Les ripoux désignés à la vindicte sont soumis à un processus d'enquête interne totalement secret baptisé «shuanggui» , mis en œuvre par la Commission de la discipline du Parti. Jusqu'à l'ultime aveu, les accusés subissent, parfois pendant des mois, des interrogatoires très musclés. «Dans les années 90, cela se faisait dans des chambres d'hôtel, mais maintenant la commission a fait construire des sites spécialisés» , précise He Jiahong. Souvent situées dans les banlieues et d'apparence anodine, ces geôles sont en rez-de-chaussée, afin d'éviter que les accusés ne se défenestrent. C'est probablement dans ce genre de «centre» que moisit Bo Xilai, le membre du politburo purgé en mars, dans l'attente de sa sanction.
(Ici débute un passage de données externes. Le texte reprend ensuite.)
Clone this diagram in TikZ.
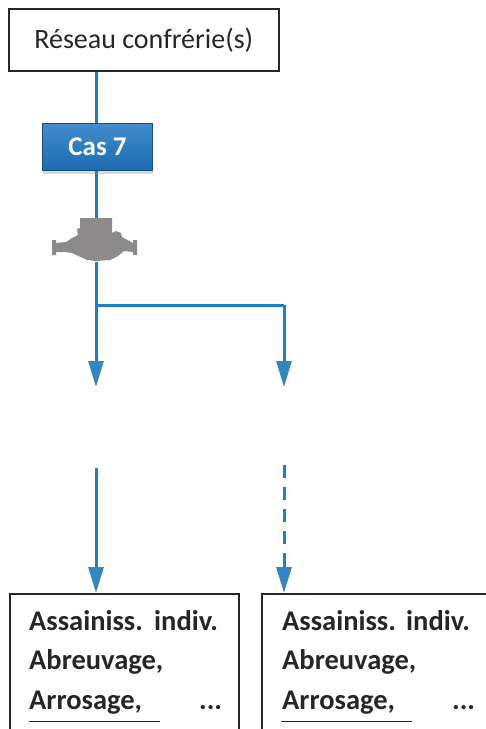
\documentclass[tikz,border=0pt]{standalone}
\usepackage{fontspec}
\setmainfont{Carlito}
\usetikzlibrary{arrows.meta,shadows}
\definecolor{flow}{HTML}{1B7FC9}
\definecolor{headblue}{HTML}{3585BE}
\definecolor{casblue}{HTML}{1F78C4}
\definecolor{gaugegray}{HTML}{8C8A8A}
\definecolor{ink}{HTML}{262626}
\tikzset{
  x=1pt,y=-1pt,
  flowline/.style={draw=flow,line width=3pt},
  flowarrow/.style={flowline,-{Triangle[length=26pt,width=15pt,color=headblue]}},
  flowdash/.style={flowline,dash pattern=on 13pt off 9pt},
  titlebox/.style={draw=ink,line width=1.5pt,fill=white,anchor=north west,minimum width=270pt,minimum height=62pt,inner sep=0pt,font=\fontsize{28}{32}\selectfont,text=black!85},
  usebox/.style={draw=ink,line width=1.5pt,fill=white,anchor=north west,inner sep=0pt},
  cas/.style={draw=casblue!65!black,line width=1pt,top color=casblue!85!white,bottom color=casblue!90!black,anchor=north west,minimum width=110pt,minimum height=47pt,inner sep=0pt,text=white,font=\bfseries\fontsize{27}{30}\selectfont,drop shadow={shadow xshift=0pt,shadow yshift=-3pt,opacity=.3}},
  usetext/.style={anchor=base west,inner sep=0pt,font=\bfseries\fontsize{28.5}{32}\selectfont,text=black!85},
  rule/.style={draw=ink,line width=.8pt},
}
\begin{document}
\begin{tikzpicture}
\useasboundingbox (0,0) rectangle (486,729);
\fill[white] (0,0) rectangle (486,729);
\node[titlebox] (net) at (8,8) {Réseau confrérie(s)};
\coordinate (meterTop) at (96,218);
\coordinate (meterBot) at (96,262);
\coordinate (split) at (96,305);
\coordinate (splitR) at (284,305);
\coordinate (arrowL) at (96,387);
\coordinate (arrowR) at (284,387);
\coordinate (lowL) at (96,468);
\coordinate (lowR) at (284,465);
\coordinate (dashEnd) at (284,566);
\draw[flowline] (net.south -| meterTop) -- (meterTop);
\node[cas] (cas7) at (42,123) {Cas 7};
\draw[flowline] (meterBot) -- (split);
\draw[flowline] (split) -- (splitR);
\draw[flowarrow] (split) -- (arrowL);
\draw[flowarrow] (splitR) -- (arrowR);
% water meter
\fill[gaugegray] (52,240) -- (56,240) -- (56,243) -- (66,242) -- (72,238) -- (78,235) -- (77,229) -- (80,228) -- (80,218) -- (112,218) -- (112,233) -- (116,231) -- (121,233) -- (122,237) -- (133,243) -- (133,240) -- (137,240) -- (137,255) -- (133,255) -- (133,252) -- (124,251) -- (118,256) -- (110,260) -- (96,261) -- (87,260) -- (72,253) -- (66,252) -- (56,252) -- (56,255) -- (52,255) -- cycle;
% bottom boxes
\node[usebox,minimum width=229pt,minimum height=150pt] (boxL) at (9,593) {};
\node[usebox,minimum width=240pt,minimum height=150pt] (boxR) at (261,593) {};
\draw[flowarrow] (lowL) -- (boxL.north -| lowL);
\draw[flowdash] (lowR) -- (dashEnd);
\draw[flowarrow] (dashEnd) -- (boxR.north -| dashEnd);
\node[usetext] (a1) at (29,630) {Assainiss.};
\node[usetext] (a2) at (154,630) {indiv.};
\node[usetext] (a3) at (29,669) {Abreuvage,};
\node[usetext] (a4) at (29,709) {Arrosage,};
\node[usetext] (a5) at (199,709) {...};
\node[usetext] (b1) at (282,630) {Assainiss.};
\node[usetext] (b2) at (406,630) {indiv.};
\node[usetext] (b3) at (282,669) {Abreuvage,};
\node[usetext] (b4) at (282,709) {Arrosage,};
\node[usetext] (b5) at (452,709) {...};
\draw[rule] (29,721) -- (160,721);
\draw[rule] (281,721) -- (412,721);
\end{tikzpicture}
\end{document}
La corruption endémique, conjuguée avec la relative tolérance de ce type de crime, la nature souvent sélective des poursuites et leur caractère secret conduisent certains experts à évoquer un «double jeu» de la part des autorités. «Le meilleur moyen de faire barrage à la corruption , soulignait ce mois-ci sur Internet Zhou Xiaoyun, le journaliste en cavale, c'est tout simplement la transparence et la liberté de la presse.»